President Donald Trump said he ordered it halted in federal agencies because it is inherently racist and “teaches people to hate our country.” Democratic presidential nominee Joe Biden described it during Tuesday’s debate as basic racial sensitivity training that simply helps make people aware of what’s demeaning to others.
The “it” in question here is diversity training in the workplace, and it has thrust Sandia National Laboratories into a national debate over how best to address issues of racism.
Sandia, which as a federal contractor is covered by the president’s executive order, took center stage in September after a series of forums left at least one lab employee miffed enough to send an email blast to the entire staff. Casey Petersen, an electrical engineer, said he was pushing back on the training narrative of modern systemic racisim and white privilege.
Petersen said he had tried to point out to lab officials the “blatant lies and deep immorality” in the presentations. While much of the training was moderate, he said, there were elements of critical race theory and “white-male bashing” he said should be scrubbed from future trainings. Critical race theory is, among other things, a view that laws and institutions are inherently discriminatory against people of color.

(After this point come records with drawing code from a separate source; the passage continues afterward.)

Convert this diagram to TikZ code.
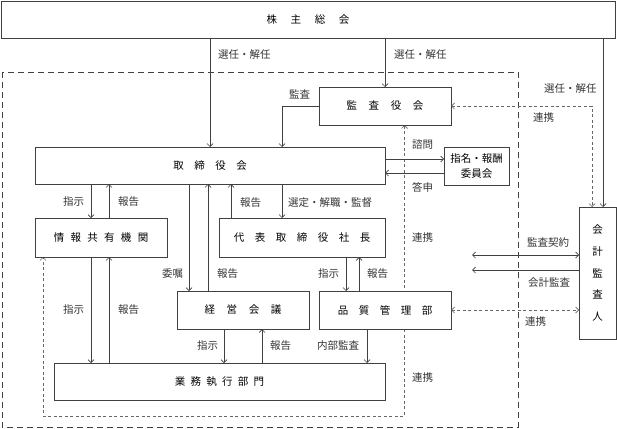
\documentclass[tikz,border=0pt]{standalone}
\usepackage{fontspec}
\setmainfont{Noto Sans CJK JP}
\usetikzlibrary{arrows.meta,backgrounds}

\tikzset{
  box/.style={draw=black!75,fill=white,line width=0.7pt,inner sep=0pt,outer sep=0pt},
  lbl/.style={anchor=west,inner sep=0pt,text=black!80},
  solidln/.style={draw=black!75,line width=0.7pt},
  dashln/.style={draw=black!60,line width=0.7pt,dash pattern=on 3pt off 2.5pt},
  ctrlframe/.style={draw=black!75,line width=0.7pt,dash pattern=on 6pt off 4pt},
}

\begin{document}
\begin{tikzpicture}[x=1pt,y=-1pt,line cap=butt,>={Straight Barb[length=3pt,width=6pt]},
  every node/.style={font=\fontsize{10.5}{12}\selectfont}]
\useasboundingbox (0,0) rectangle (617,428);
\draw[ctrlframe] (2,72) rectangle (518,427);
\node[box,minimum width=614,minimum height=37] (gms) at (308,19.5) {株\hspace{1.3em}主\hspace{1.3em}総\hspace{1.3em}会};
\node[box,minimum width=132,minimum height=38] (kansa) at (385,106) {監\hspace{1.1em}査\hspace{1.1em}役\hspace{1.1em}会};
\node[box,minimum width=350,minimum height=37] (board) at (210,165.5) {取\hspace{1em}締\hspace{1em}役\hspace{1em}会};
\node[box,minimum width=65,minimum height=38,align=center,font=\fontsize{10.5}{15}\selectfont] (nomi) at (476.5,166) {指名・報酬\\委員会};
\node[box,minimum width=132,minimum height=39] (joho) at (101,237.5) {情\hspace{0.6em}報\hspace{0.6em}共\hspace{0.6em}有\hspace{0.6em}機\hspace{0.6em}関};
\node[box,minimum width=166,minimum height=39] (ceo) at (302,237.5) {代\hspace{1em}表\hspace{1em}取\hspace{1em}締\hspace{1em}役\hspace{1em}社\hspace{1em}長};
\node[box,minimum width=132,minimum height=38] (keiei) at (243,310) {経\hspace{1.1em}営\hspace{1.1em}会\hspace{1.1em}議};
\node[box,minimum width=132,minimum height=38] (qa) at (385,310) {品\hspace{1em}質\hspace{1em}管\hspace{1em}理\hspace{1em}部};
\node[box,minimum width=331,minimum height=37] (gyomu) at (219.5,381.5) {業\hspace{0.5em}務\hspace{0.5em}執\hspace{0.5em}行\hspace{0.5em}部\hspace{0.5em}門};
\node[box,minimum width=37,minimum height=132,align=center,font=\fontsize{10.5}{21.7}\selectfont] (auditor) at (597.5,273) {会\\計\\監\\査\\人};
\coordinate (firm1) at (472,255);
\coordinate (firm2) at (472,270);
\coordinate (lp) at (43,416);
\begin{scope}[on background layer]
\draw[dashln,<->] ([xshift=19.5pt]kansa.south) |- (lp) -- (lp |- joho.south);
\end{scope}
% shareholders
\draw[solidln,->] (gms.south -| board.north) -- (board.north);
\draw[solidln,->] (gms.south -| kansa.north) -- (kansa.north);
\draw[solidln,->] ([xshift=5.5pt]auditor.north |- gms.south) -- ([xshift=5.5pt]auditor.north);
\draw[solidln,->] (kansa.west) -| ([xshift=72pt]board.north);
\draw[dashln,<->] (kansa.east) -| ([xshift=-5.5pt]auditor.north);
\draw[solidln,->] ([yshift=6.5pt]board.east) -- ([yshift=6.5pt]board.east -| nomi.west);
\draw[solidln,->] ([yshift=-7.5pt]board.east -| nomi.west) -- ([yshift=-7.5pt]board.east);
% board and below
\draw[solidln,->] ([xshift=-10pt]joho.north |- board.south) -- ([xshift=-10pt]joho.north);
\draw[solidln,->] ([xshift=8pt]joho.north) -- ([xshift=8pt]joho.north |- board.south);
\draw[solidln,->] ([xshift=-54pt]keiei.north |- board.south) -- ([xshift=-54pt]keiei.north);
\draw[solidln,->] ([xshift=-35pt]keiei.north) -- ([xshift=-35pt]keiei.north |- board.south);
\draw[solidln,->] ([xshift=-71pt]ceo.north) -- ([xshift=-71pt]ceo.north |- board.south);
\draw[solidln,->] ([xshift=-20pt]ceo.north |- board.south) -- ([xshift=-20pt]ceo.north);
\draw[solidln,->] ([xshift=-39pt]qa.north |- ceo.south) -- ([xshift=-39pt]qa.north);
\draw[solidln,->] ([xshift=-26pt]qa.north) -- ([xshift=-26pt]qa.north |- ceo.south);
\draw[solidln,->] ([xshift=-10pt]joho.south) -- ([xshift=-10pt]joho.south |- gyomu.north);
\draw[solidln,->] ([xshift=8pt]joho.south |- gyomu.north) -- ([xshift=8pt]joho.south);
\draw[solidln,->] ([xshift=-19pt]keiei.south) -- ([xshift=-19pt]keiei.south |- gyomu.north);
\draw[solidln,->] ([xshift=19pt]keiei.south |- gyomu.north) -- ([xshift=19pt]keiei.south);
\draw[solidln,->] ([xshift=-18pt]qa.south) -- ([xshift=-18pt]qa.south |- gyomu.north);
% auditor
\draw[dashln,<->] (qa.east) -- (qa.east -| auditor.west);
\draw[solidln,<->] (firm1) -- (firm1 -| auditor.west);
\draw[solidln,->] (firm2 -| auditor.west) -- (firm2);
% labels
\node[lbl] (l1) at (218,55) {選任・解任};
\node[lbl] (l2) at (394,55) {選任・解任};
\node[lbl] (l3) at (544,89) {選任・解任};
\node[lbl] (l4) at (289,94) {監査};
\node[lbl] (l5) at (533,118) {連携};
\node[lbl] (l6) at (412,145) {諮問};
\node[lbl] (l7) at (412,187) {答申};
\node[lbl] (l8) at (412,238) {連携};
\node[lbl] (l9) at (412,378) {連携};
\node[lbl] (l10) at (63,202) {指示};
\node[lbl] (l11) at (118,202) {報告};
\node[lbl] (l12) at (240,203) {報告};
\node[lbl] (l13) at (288,203) {選定・解職・監督};
\node[lbl] (l14) at (162,274) {委嘱};
\node[lbl] (l15) at (217,274) {報告};
\node[lbl] (l16) at (318,274) {指示};
\node[lbl] (l17) at (367,274) {報告};
\node[lbl] (l18) at (63,310) {指示};
\node[lbl] (l19) at (118,310) {報告};
\node[lbl] (l20) at (197,346) {指示};
\node[lbl] (l21) at (270,346) {報告};
\node[lbl] (l22) at (317,346) {内部監査};
\node[lbl] (l23) at (527,243) {監査契約};
\node[lbl] (l24) at (528,283) {会計監査};
\node[lbl] (l25) at (525,322) {連携};
\end{tikzpicture}
\end{document}
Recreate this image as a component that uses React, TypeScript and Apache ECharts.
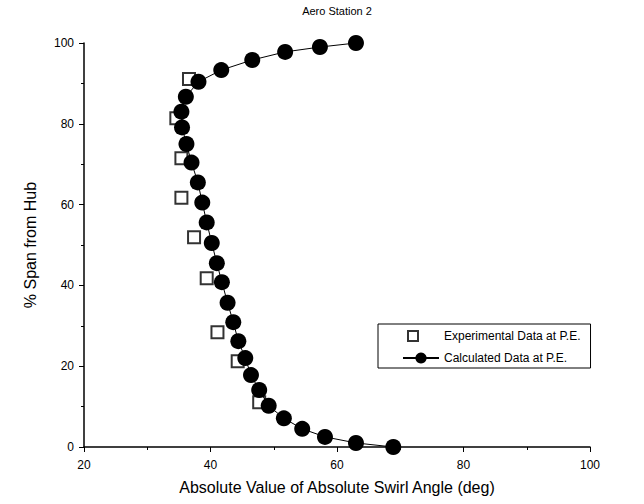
import React, { useEffect, useRef } from "react";
import * as echarts from "echarts";

const titleText = "Aero Station 2";
const xAxisName = "Absolute Value of Absolute Swirl Angle (deg)";
const yAxisName = "% Span from Hub";
const seriesNames = ["Experimental Data at P.E.", "Calculated Data at P.E."];

const expAngle = [36.6, 34.6, 35.4, 35.4, 37.4, 39.4, 41.1, 44.3, 47.7];
const expSpan = [91.1, 81.4, 71.5, 61.7, 51.9, 41.8, 28.4, 21.2, 11.1];

const calcAngle = [
  63.0, 57.3, 51.8, 46.6, 41.7, 38.1, 36.1, 35.4, 35.5, 36.2, 37.0, 38.0, 38.7,
  39.4, 40.2, 41.0, 41.8, 42.7, 43.6, 44.4, 45.5, 46.4, 47.7, 49.2, 51.6, 54.5,
  58.1, 63.0, 68.9,
];
const calcSpan = [
  100, 99.0, 97.8, 95.8, 93.3, 90.4, 86.7, 83.0, 79.1, 75.0, 70.4, 65.5, 60.5,
  55.6, 50.5, 45.5, 40.8, 35.7, 30.9, 26.2, 22.0, 17.8, 14.1, 10.2, 7.1, 4.5,
  2.5, 1.0, 0,
];

const FONT = "Liberation Sans, Arial, sans-serif";

export default function App() {
  const ref = useRef<HTMLDivElement>(null);
  useEffect(() => {
    if (!ref.current) return;
    const chart = echarts.init(ref.current, undefined, { renderer: "svg" });
    const expData = expAngle.map((x, i) => [x, expSpan[i]]);
    const calcData = calcAngle.map((x, i) => [x, calcSpan[i]]);
    chart.setOption({
      animation: false,
      backgroundColor: "#fff",
      textStyle: { fontFamily: FONT, color: "#000" },
      title: {
        text: titleText,
        left: 337,
        textAlign: "center",
        top: 5,
        padding: 0,
        textStyle: { fontFamily: FONT, fontSize: 11, fontWeight: "normal", color: "#000" },
      },
      grid: { left: 84, right: 54, top: 43, bottom: 57 },
      legend: {
        orient: "vertical",
        left: 378,
        top: 324,
        borderColor: "#000",
        borderWidth: 1,
        borderRadius: 0,
        padding: [4, 10, 4, 24],
        itemGap: 8,
        itemWidth: 36,
        itemHeight: 14,
        textStyle: { fontFamily: FONT, fontSize: 12, color: "#000" },
        data: [
          { name: seriesNames[0], icon: "path://M5,2H15V12H5Z M0,0 M36,14" },
          { name: seriesNames[1] },
        ],
      },
      xAxis: {
        type: "value",
        min: 20,
        max: 100,
        interval: 20,
        name: xAxisName,
        nameLocation: "middle",
        nameGap: 32,
        nameTextStyle: { fontFamily: FONT, fontSize: 16, color: "#000" },
        axisLine: { show: true, onZero: false, lineStyle: { color: "#000", width: 1.5 } },
        axisTick: { show: true, length: 5, lineStyle: { color: "#000" } },
        minorTick: { show: true, splitNumber: 2, length: 3, lineStyle: { color: "#000" } },
        splitLine: { show: false },
        axisLabel: { fontFamily: FONT, fontSize: 12, color: "#000", margin: 12 },
      },
      yAxis: {
        type: "value",
        min: 0,
        max: 100,
        interval: 20,
        name: yAxisName,
        nameLocation: "middle",
        nameGap: 46,
        nameTextStyle: { fontFamily: FONT, fontSize: 16, color: "#000" },
        axisLine: { show: true, onZero: false, lineStyle: { color: "#000", width: 1.5 } },
        axisTick: { show: true, length: 5, lineStyle: { color: "#000" } },
        minorTick: { show: true, splitNumber: 2, length: 3, lineStyle: { color: "#000" } },
        splitLine: { show: false },
        axisLabel: { fontFamily: FONT, fontSize: 12, color: "#000", margin: 10 },
      },
      series: [
        {
          name: seriesNames[0],
          type: "scatter",
          data: expData,
          symbol: "rect",
          symbolSize: 12,
          itemStyle: { color: "#fff", borderColor: "#000", borderWidth: 2 },
        },
        {
          name: seriesNames[1],
          type: "line",
          data: calcData,
          symbol: "circle",
          symbolSize: 16,
          showAllSymbol: true,
          lineStyle: { color: "#000", width: 1 },
          itemStyle: { color: "#000" },
        },
      ],
    });
    return () => chart.dispose();
  }, []);
  return (
    <div
      ref={ref}
      style={{ position: "absolute", left: 0, top: 0, width: 644, height: 504 }}
    />
  );
}
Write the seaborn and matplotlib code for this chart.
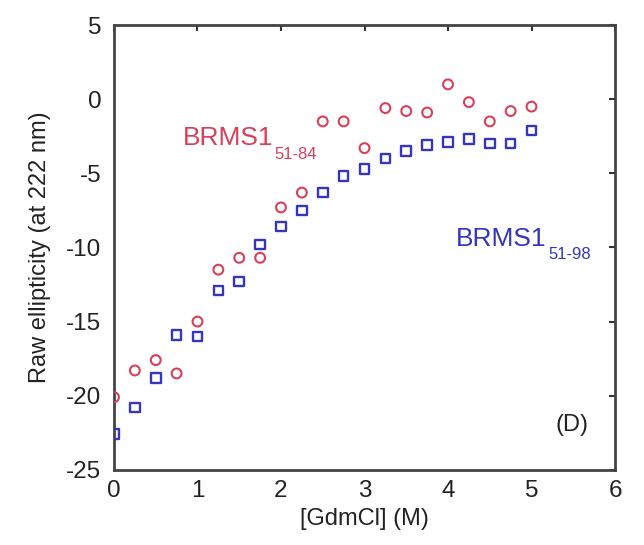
import matplotlib
matplotlib.use("Agg")
import matplotlib.pyplot as plt
import seaborn as sns
import pandas as pd

# Data
gdmcl = [0.0, 0.25, 0.5, 0.75, 1.0, 1.25, 1.5, 1.75, 2.0, 2.25, 2.5, 2.75,
         3.0, 3.25, 3.5, 3.75, 4.0, 4.25, 4.5, 4.75, 5.0]
brms1_51_84 = [-20.1, -18.3, -17.6, -18.5, -15.0, -11.5, -10.7, -10.7, -7.3, -6.3,
               -1.5, -1.5, -3.3, -0.6, -0.8, -0.9, 1.0, -0.2, -1.5, -0.8, -0.5]
brms1_51_98 = [-22.6, -20.8, -18.8, -15.9, -16.0, -12.9, -12.3, -9.8, -8.6, -7.5,
               -6.3, -5.2, -4.7, -4.0, -3.5, -3.1, -2.9, -2.7, -3.0, -3.0, -2.1]
x_ticks = [0, 1, 2, 3, 4, 5, 6]
y_ticks = [-25, -20, -15, -10, -5, 0, 5]

red = "#d8405a"
blue = "#3535c0"

df84 = pd.DataFrame({"x": gdmcl, "y": brms1_51_84})
df98 = pd.DataFrame({"x": gdmcl, "y": brms1_51_98})

sns.set_style("white")
plt.rcParams["font.family"] = ["Liberation Sans", "DejaVu Sans"]

fig = plt.figure(figsize=(6.44, 5.45), dpi=100)
ax = fig.add_axes([0.177, 0.138, 0.778, 0.816])

sns.scatterplot(data=df84, x="x", y="y", ax=ax, marker="o", s=50,
                facecolor="none", edgecolor=red, linewidth=1.5, zorder=3)
sns.scatterplot(data=df98, x="x", y="y", ax=ax, marker="s", s=48,
                facecolor="none", edgecolor=blue, linewidth=1.7, zorder=3)

ax.set_xlim(0, 6)
ax.set_ylim(-25, 5)
ax.set_xticks(x_ticks)
ax.set_yticks(y_ticks)
ax.set_xticklabels([str(t) for t in x_ticks])
ax.set_yticklabels([str(t) for t in y_ticks])
ax.tick_params(direction="in", length=4, width=1.5, colors="#333333",
               labelsize=17.5, top=True, right=True, labelcolor="#222222")
ax.tick_params(axis="y", pad=9)
ax.tick_params(axis="x", pad=7)
for sp in ax.spines.values():
    sp.set_color("#444444")
    sp.set_linewidth(2)

ax.set_xlabel("[GdmCl] (M)", fontsize=17, color="#222222", labelpad=5)
ax.set_ylabel("Raw ellipticity (at 222 nm)", fontsize=17, color="#222222", labelpad=11)

ax.text(0.82, -2.6, "BRMS1", color=red, fontsize=19, va="center", ha="left")
ax.text(1.92, -3.75, "51-84", color=red, fontsize=12, va="center", ha="left")
ax.text(4.1, -9.4, "BRMS1", color=blue, fontsize=19, va="center", ha="left")
ax.text(5.2, -10.5, "51-98", color=blue, fontsize=12, va="center", ha="left")
ax.text(5.48, -22.0, "(D)", color="#222222", fontsize=17, va="center", ha="center")

fig.savefig("out.png", dpi=100)
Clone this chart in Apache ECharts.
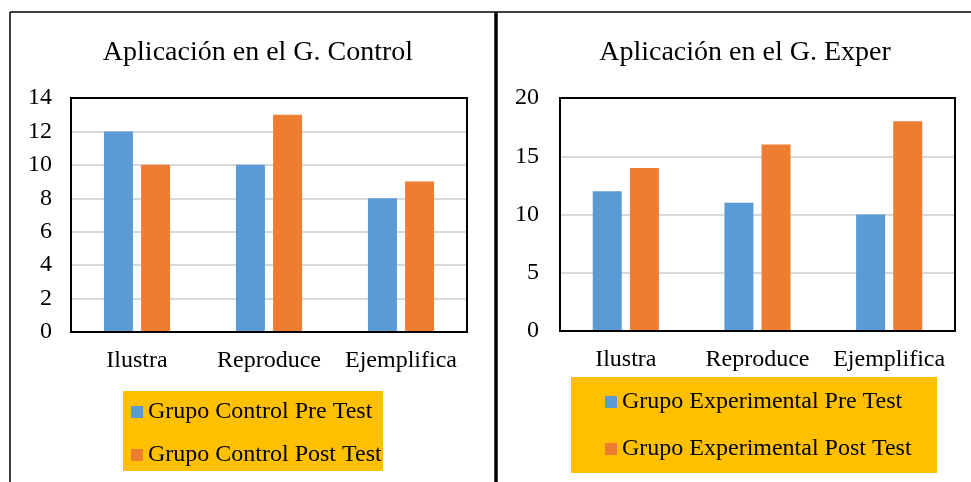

Sandia officials said his email was unauthorized and placed him on leave. He is now back at work, and Sandia has “paused” the trainings. But the controversy is far from over – as we saw in Tuesday’s debate.
Sandia, as it should, says it remains committed to working on the issues. “This is a pause, not an end to our I&D (inclusion and diversity) training,” director James Peery told lab employees. “We continue to believe that inclusion and diversity are critical to providing exceptional service in the national interest.” Fair enough. But it avoids some important questions.
The trainings at Sandia and other places have generated considerable heat, with claims that range from people being assigned “victim” and “oppressor” badges based on skin color to requirements white male employees do written apologies to women and people of color.
As you might expect, this has been a popular story on right-leaning sites and news outlets. But how many of these claims are true? Do these trainings reinforce Title VII of the Civil Rights Act that prohibits discrimination on the basis of race, gender or national origin and the teachings of Martin Luther King Jr. that people should be judged not on the color of their skin but the content of their character? Or, as Trump and others claim, does the curriculum scapegoat people on the basis of race and sex? Or, is Biden accurate in describing it as sensitivity training that helps people understand what’s offensive to others – something we should all embrace?
There is a lot more heat than light around this issue. Which is why Sandia, a nuclear weapons complex that’s getting $2.8 billion in taxpayer dollars this year to solve some of the world’s most difficult engineering problems, could perhaps put this to rest by stepping up and speaking publicly about the curriculum and what it is designed to do.
We do need ongoing conversations on race, discrimination and diversity. But the key is to make those “informed” conversations. Sandia officials have declined repeated requests for comment on their diversity and inclusion efforts.
Sandia has done plenty of solar research, so its leaders should understand the power of sunlight to dispel misconceptions and conspiracy theories. The lab needs to make this a teachable moment and open up about the trainings and curriculum.